Adoption Act safeguards could be casualty of care proceedings review

The introduction of laws to ensure children involved in court cases are represented separately from their parents has been thrown into doubt, lawyers are warning.

Children placed for adoption and those in contact and residence cases must be represented by a guardian, under measures contained in section 122 of the Adoption and Children Act 2002 due to come into force next month.

But Liz Goldthorpe, the former chair of the Association of Lawyers for Children, has claimed that the implications of the measures – including the rise in the number of guardians needed and the cost – have not been properly addressed by a government group set up to review care proceedings.

She told delegates at the association’s annual conference last week: “I can’t quite believe that the review team did not listen when we said from the outset ‘there is a huge piece of legislation you are forgetting’.

“They are now proposing not to implement section 122 of the act, which makes you ask the question does every child really matter or is Every Child Matters just a rather flimsy exercise.”

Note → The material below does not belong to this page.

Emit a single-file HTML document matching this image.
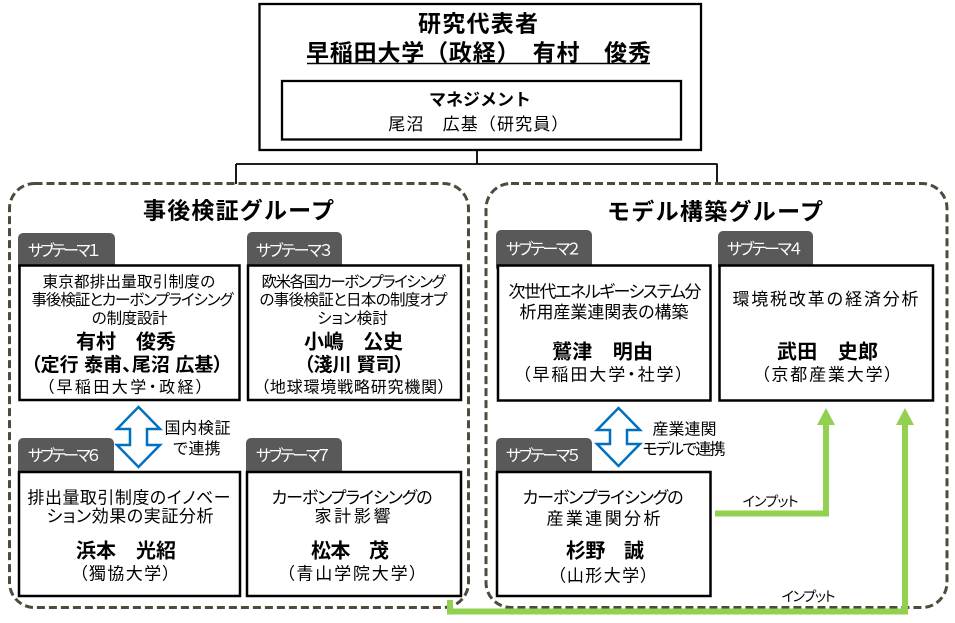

The review, being carried out by the Department for Constitutional Affairs, began in July and will report back early next year, has been slammed for focusing on cost-cutting rather than families’ right to representation (news, 29 September). Goldthorpe said it was “tempting to step away from the process”.

She was speaking after it emerged that child law solicitor Richard White, who has 36 years’ experience in the field, has written to the lord chancellor, Lord Falconer, saying he will no longer advise the government because of the way it has conducted the review.

In his letter, he slams the consultation as “irresponsible, self-interested and ignorant”, and argues that the review is being conducted by people with no experience of working with child law or care proceedings.

He stated: “It is not difficult to see the underlying agenda, given the clear statement that there is no more funding for legal aid.”

But a spokesperson for the department said it was “fully satisfied the group had access to the expertise it needed to carry out the review”.

He said the review was continuing and the team would take on board any concerns.